Virtual training innovation
12 September, 2019
If you don’t work at a port you may not have any idea what a straddle carrier is.
Neither did Ara computing student Anna Bakker before she started on her third-year degree project, which was chosen to be part of Christchurch City Council’s prominent Innovation Expo 2019.
Anna Bakker's virtual reality project was chosen to be part of this year's Innovation Expo at the Christchurch City Council.
It was the second, consecutive year in a row that one of Ara’s Bachelor of Information and Communication Technologies students was invited to present their work at the expo. The Innovation Expo is a showcase of solutions that combine data, technology and new approaches making Christchurch a better place to live.
Bakker has still never been on top of a container straddle but she knows now how to operate one – at least virtually.
She worked with Christchurch based organisation LWA Solutions on a virtual reality program that allows port staff to train safely how to drive a straddle that picks up shipping containers.
Bakker chose the software engineering pathway and is graduating with a Bachelor degree this spring. She describes the VR set up she worked with as more reasonably priced and safer alternative to the current available configurations.
“The set-up which I modified consisted of a gaming laptop linked to a VR headset, as well as a steering wheel, a joystick and foot pedals. They are very similar to the controls of an actual container straddle but also cheap enough to buy. With this affordable set-up you can simulate driving around in a straddle and picking up containers. “
A container straddle picking up containers in the VR training program.
When Bakker joined the project the company already had a simulator working but the virtual scene wasn’t realistic enough and needed improvements.
“You need a lot of shipping containers to make the scene look realistic, around 2000 containers actually. The problem was the computer couldn’t handle that many shipping containers in the scene and the frame rate would drop significantly to about 15 frames per second.
“If you are looking through a VR headset at 15 frames per second you tend to get motion sickness. The optimum in VR is 90 frames per second. So my first task was to optimise the models and textures so surroundings became less detailed when they were further away or smaller.”
This is a scene out of the virtual reality training program that Anna Bakker worked on.
Bakker said she also added more functionality for the straddles and making them pick up and drop off containers accurately as well as avoiding running into each other.
Her uncle, who is driving a container straddle at the Port of Lyttleton, gave her useful feedback and knowledge that helped develop the training program. In total it took her around four months to create all the enhancements.
“The software is not finalised yet. There are still several more elements that could be added on to the project to make it even better. I think LWA Solutions want to get more Ara students to work on it and improve it further.”
Computing tutor Amit Sarkar is proud of Bakker’s selection for the Innovation Expo 2019.

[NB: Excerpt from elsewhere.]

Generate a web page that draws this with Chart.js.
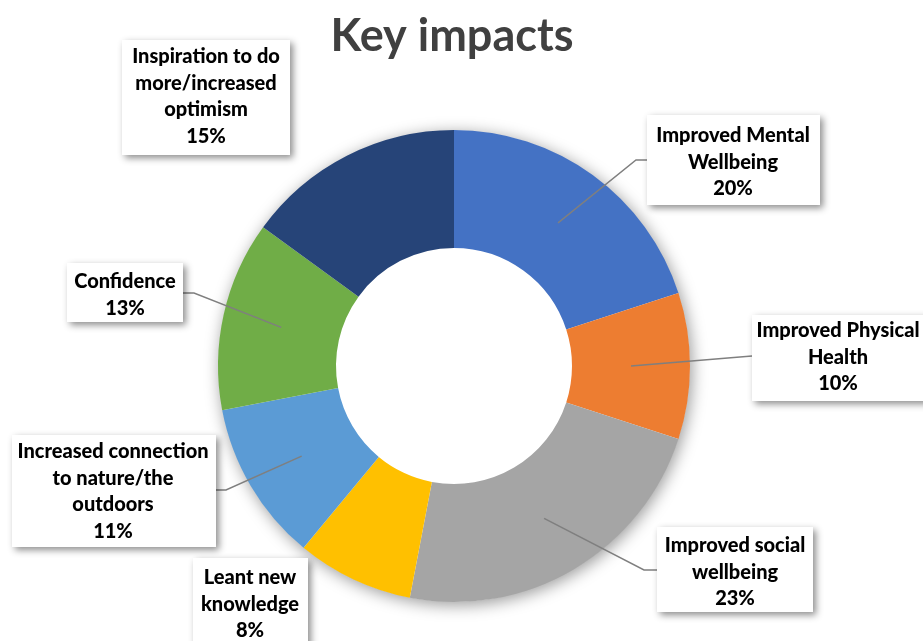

“I am delighted that her project has been selected for the event, which is open to the business sector, technology companies, local innovators, tertiary institutions and central and local government.
“CCC have selected around 40 smart projects from boutique start-ups that are only focusing on smart cities projects, Internet of Things (IoT) companies and big data companies. This is the second year our student projects have been selected for this high-profile event. It shows how well our work integrated learning projects are perceived by industry.”
For Bakker virtual reality was a new area to be working in. She had never developed anything in VR before and had to learn everything about the platform she used to improve this program.
Working in an industry that creates virtual reality programs is not something that Bakker is aiming for though.
“Ideally, in the future, I would like to work somewhere I can write code that helps people.”
Outside of studying she has volunteered her time to oversee gaming related online server communities and written code to improve their user experience.